Here is an overview picture of the control rigging. The piece of white going from the pedals to the nose bolt is just string and will get replaced by some 3/16" shock cord, per plans. For now, it's just providing some resistance so the pedals don't fall over!

The elevator rigging is about how it'll be. I still need to get some larger washers to hold in the turn-around pulleys mounted in the center of the photo. I only had some small AN washers on hand.

Anyhow, yeah the control rigging is coming along nicely. Here is a closeup of the line guides on the control rod tube and the front seat tube. In earlier photos, I had the elevator line guides on the bottom of the tube, before I realized they went on top.

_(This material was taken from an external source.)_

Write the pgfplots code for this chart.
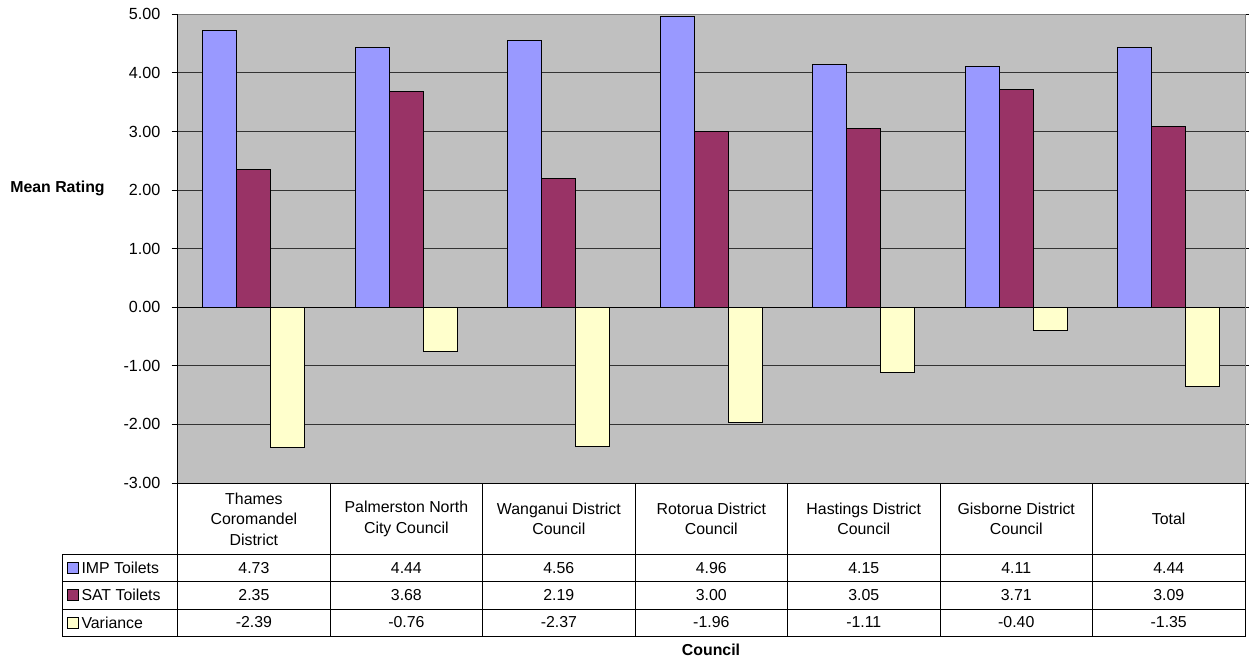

I just flipped around that tube :-)

I also put in a little plastic end cap in the aileron torque tube, you can see on the right middle of the picture. I liked how the plastic caps dressed up the front and other tubes, so I sampled one that would fit in this location. Much prettier!

One more thing. My homebuilder buddy has made custom seats for other folks using foam bases. I'm hoping we can get together to fit the space better and be a bit more secure than the parachute cord version.

One other thing. I put in an order for 25 quick-links, several 2" marine snap hooks, and a few stainless steel rings. They should get here middle of next week. Cool, hardware!

Tuesday, January 5, 2010

Two rudder pedals installed

I had a pair of pair of pieces (4 total) to attach the first rudder pedal. Tonight I whipped up 4 more to attach the second rudder pedal. Now both of my pedals are riveted to their hinge pieces and are mounted on the eye bolts. Cool. Now I need to make the long 9" u-shaped piece that makes a place to capture my shoes and attach the control lines too. All in good time...

Here is an image of putting the hinge supports on. The holes are match drilled by using a cleako and a clamp after the first one and then replacing the clamp with another cleako. This way I'm assured that the holes are all aligned when I install rivets.